Jose Luis Magana/Associated Press

Last year began with promise but ended with a thud: 18 games over .500 on Aug. 10, the Padres were four games under by season’s end. They fired Manager Jayce Tingler and signed Bob Melvin — a three-time Manager of the Year winner — away from Oakland.

Tatis has not played this season after breaking his wrist in an off-season motorcycle accident, but he should soon begin a rehabilitation assignment. Melvin has already put the Padres in playoff position at 58-46 through Monday — and he still has not written Bell, Soto or Tatis into the lineup. That is a whole lot of thump to boost a league-average offense, and the Padres already have a top-10 pitching staff.

“Offensively, especially without Tatis, we’ve been challenged,” Preller said. “It’s a credit to Bob and the staff and the players in this room that they’ve put us in position to decide that, hey, we’ve got a team that can play deep into October.”

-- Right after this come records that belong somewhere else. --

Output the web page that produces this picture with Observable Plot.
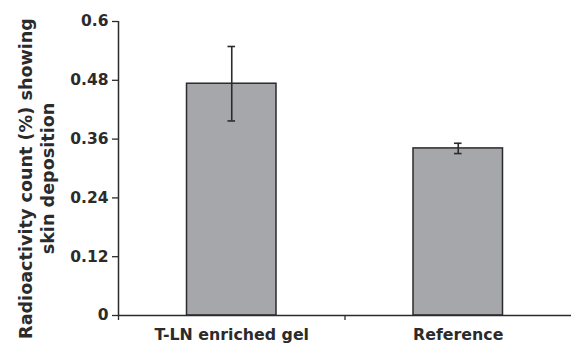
<!DOCTYPE html>
<html>
<head>
<meta charset="utf-8">
<script src="https://cdn.jsdelivr.net/npm/d3@7"></script>
<script src="https://cdn.jsdelivr.net/npm/@observablehq/plot@0.6"></script>
<style>
  html, body { margin: 0; padding: 0; background: #fff; }
  #chart svg { display: block; }
</style>
</head>
<body>
<div id="chart"></div>
<script>
const categories = ["T-LN enriched gel", "Reference"];
const values = [0.473, 0.341];
const errors = [0.076, 0.0105];
const yTicks = [0, 0.12, 0.24, 0.36, 0.48, 0.6];
const yTitleLines = ["Radioactivity count (%) showing", "skin deposition"];

const data = categories.map((c, i) => ({
  cat: c, i, v: values[i], lo: values[i] - errors[i], hi: values[i] + errors[i]
}));

const font = "DejaVu Sans, Liberation Sans, Arial, sans-serif";
const ink = "#2b2b2b";

const chart = Plot.plot({
  width: 571,
  height: 348,
  marginLeft: 118,
  marginRight: 0,
  marginTop: 21,
  marginBottom: 33,
  style: { fontFamily: font, background: "#fff", overflow: "visible" },
  x: { domain: [0, categories.length], axis: null },
  y: { domain: [0, 0.6], axis: null },
  marks: [
    Plot.rectY(data, {
      x1: d => d.i, x2: d => d.i + 1, y: "v",
      insetLeft: 68.5, insetRight: 68.5,
      fill: "#a6a7aa", stroke: ink, strokeWidth: 1.5
    }),
    Plot.ruleX(data, { x: d => d.i + 0.5, y1: "lo", y2: "hi", stroke: ink, strokeWidth: 1.6 }),
    Plot.ruleY(data, { y: "hi", x1: d => d.i + 0.5, x2: d => d.i + 0.5, insetLeft: -3.8, insetRight: -3.8, stroke: ink, strokeWidth: 1.6 }),
    Plot.ruleY(data, { y: "lo", x1: d => d.i + 0.5, x2: d => d.i + 0.5, insetLeft: -3.8, insetRight: -3.8, stroke: ink, strokeWidth: 1.6 }),
    Plot.ruleX([0], { stroke: ink, strokeWidth: 1.5 }),
    Plot.ruleY([0], { stroke: ink, strokeWidth: 1.5 }),
    Plot.axisY({
      ticks: yTicks, tickSize: 6, tickPadding: 4, tickFormat: d3.format(""),
      fontSize: 15.5, fontWeight: "bold", fill: ink, stroke: ink, strokeWidth: 1.3, label: null
    }),
    Plot.axisX({
      ticks: [0, 1], tickSize: 5, tickFormat: () => "", stroke: ink, strokeWidth: 1.3, label: null
    }),
    Plot.text(data, {
      x: d => d.i + 0.5, text: "cat", frameAnchor: "bottom", dy: 24,
      fontSize: 15.8, fontWeight: "bold", fill: ink
    }),
    Plot.text([yTitleLines[0]], {
      text: d => d, frameAnchor: "left", textAnchor: "middle", lineAnchor: "middle",
      rotate: -90, dx: -92, dy: 10,
      fontSize: 17.6, fontWeight: "bold", fill: ink
    }),
    Plot.text([yTitleLines[1]], {
      text: d => d, frameAnchor: "left", textAnchor: "middle", lineAnchor: "middle",
      rotate: -90, dx: -70, dy: 10,
      fontSize: 17.6, fontWeight: "bold", fill: ink
    })
  ]
});
document.getElementById("chart").appendChild(chart);
</script>
</body>
</html>
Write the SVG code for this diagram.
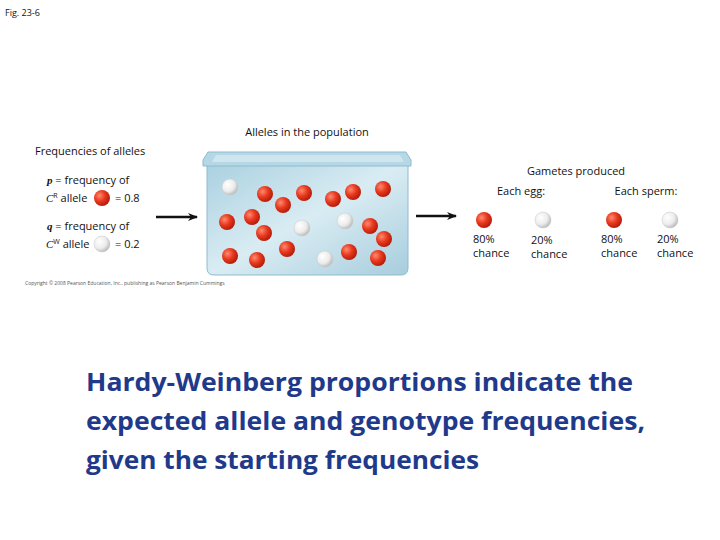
<svg xmlns="http://www.w3.org/2000/svg" width="720" height="540" viewBox="0 0 720 540">
<defs>
<radialGradient id="rg" cx="0.35" cy="0.35" r="0.7"><stop offset="0" stop-color="#ff8a70"/><stop offset="0.5" stop-color="#e8391e"/><stop offset="1" stop-color="#b01a08"/></radialGradient>
<radialGradient id="wg" cx="0.35" cy="0.35" r="0.7"><stop offset="0" stop-color="#ffffff"/><stop offset="0.6" stop-color="#ececec"/><stop offset="1" stop-color="#b8b8b8"/></radialGradient>
<linearGradient id="tank" x1="0" y1="0" x2="1" y2="1"><stop offset="0" stop-color="#a9d0e0"/><stop offset="0.5" stop-color="#d9ecf3"/><stop offset="1" stop-color="#a7cddd"/></linearGradient>
<marker id="ah" markerWidth="10" markerHeight="8" refX="9" refY="4" orient="auto" markerUnits="userSpaceOnUse"><path d="M0,0 L10,4 L0,8 L3,4 Z" fill="#111"/></marker>
<g id="R"><circle r="8" fill="url(#rg)"/></g>
<g id="W"><circle r="8" fill="url(#wg)" stroke="#c8c8c8" stroke-width="0.5"/></g>
</defs>
<style>
text{font-family:"Open Sans","Liberation Sans",sans-serif;fill:#111}
.s{font-size:11px}
.c{font-size:5px;fill:#555}
.t{font-size:25px;font-weight:bold;fill:#1f3a8a}
</style>
<text x="5" y="16" style="font-size:9px">Fig. 23-6</text>
<g id="legend">
<text x="35" y="155" class="s">Frequencies of alleles</text>
<text x="47" y="184" class="s"><tspan font-family="Liberation Serif" font-style="italic" font-weight="bold">p</tspan> = frequency of</text>
<text x="46" y="202" class="s"><tspan font-family="Liberation Serif" font-style="italic">C</tspan><tspan font-size="7" dy="-4">R</tspan><tspan dy="4"> allele</tspan><tspan x="115">= 0.8</tspan></text>
<use href="#R" x="102" y="198"/>
<text x="47" y="230" class="s"><tspan font-family="Liberation Serif" font-style="italic" font-weight="bold">q</tspan> = frequency of</text>
<text x="46" y="248" class="s"><tspan font-family="Liberation Serif" font-style="italic">C</tspan><tspan font-size="7" dy="-4">W</tspan><tspan dy="4"> allele</tspan><tspan x="115">= 0.2</tspan></text>
<use href="#W" x="102" y="244"/>
</g>
<g id="connectors" stroke="#111" stroke-width="2.5" fill="none">
<line x1="156" y1="217" x2="197" y2="217" marker-end="url(#ah)"/>
<line x1="416" y1="216" x2="456" y2="216" marker-end="url(#ah)"/>
</g>
<g id="population">
<text x="307" y="136" class="s" text-anchor="middle">Alleles in the population</text>
<path d="M207,162 L207,268 Q207,275 214,275 L401,275 Q408,275 408,268 L408,162 Z" fill="url(#tank)" stroke="#8fbccc"/>
<path d="M203,160 L208,152 L406,152 L411,160 L411,166 L203,166 Z" fill="#b6d8e6" stroke="#8fbccc"/>
<path d="M212,162 L216,155 L400,155 L404,162 Z" fill="#cfe6ef"/>
<use href="#W" x="230" y="187"/>
<use href="#R" x="265" y="194"/><use href="#R" x="283" y="205"/><use href="#R" x="304" y="193"/><use href="#R" x="333" y="199"/><use href="#R" x="353" y="192"/><use href="#R" x="383" y="189"/>
<use href="#R" x="227" y="222"/><use href="#R" x="252" y="217"/><use href="#R" x="264" y="233"/><use href="#W" x="302" y="228"/><use href="#W" x="345" y="221"/><use href="#R" x="370" y="226"/><use href="#R" x="384" y="239"/>
<use href="#R" x="230" y="256"/><use href="#R" x="257" y="260"/><use href="#R" x="287" y="249"/><use href="#W" x="325" y="259"/><use href="#R" x="349" y="252"/><use href="#R" x="378" y="258"/>
<text x="25" y="285" class="c">Copyright © 2008 Pearson Education, Inc., publishing as Pearson Benjamin Cummings</text>
</g>
<g id="gametes">
<text x="576" y="175" class="s" text-anchor="middle">Gametes produced</text>
<text x="521" y="195" class="s" text-anchor="middle">Each egg:</text>
<text x="646" y="195" class="s" text-anchor="middle">Each sperm:</text>
<use href="#R" x="484" y="220"/><use href="#W" x="543" y="220"/><use href="#R" x="614" y="220"/><use href="#W" x="670" y="220"/>
<text x="473" y="243" class="s">80%</text><text x="473" y="257" class="s">chance</text>
<text x="531" y="244" class="s">20%</text><text x="531" y="258" class="s">chance</text>
<text x="601" y="243" class="s">80%</text><text x="601" y="257" class="s">chance</text>
<text x="657" y="243" class="s">20%</text><text x="657" y="257" class="s">chance</text>
</g>
<g id="caption">
<text x="86" y="391" class="t" textLength="547" lengthAdjust="spacingAndGlyphs">Hardy-Weinberg proportions indicate the</text>
<text x="86" y="430" class="t" textLength="559" lengthAdjust="spacingAndGlyphs">expected allele and genotype frequencies,</text>
<text x="86" y="469" class="t" textLength="393" lengthAdjust="spacingAndGlyphs">given the starting frequencies</text>
</g>
</svg>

Plenty of other teams can dream of a deep postseason run — the Dodgers, Yankees, Astros, Mets and Braves all reached Tuesday’s trading deadline with a .600 winning percentage or better. They are the majors’ elite, and the Padres aspire to join them.

Those five franchises, of course, have something else the Padres lack: a World Series championship. Soto is gone from the Nationals before his 24th birthday, and there is something sad about that. But now he has a chance to lift a second team to its first parade ever, and that pursuit will be captivating.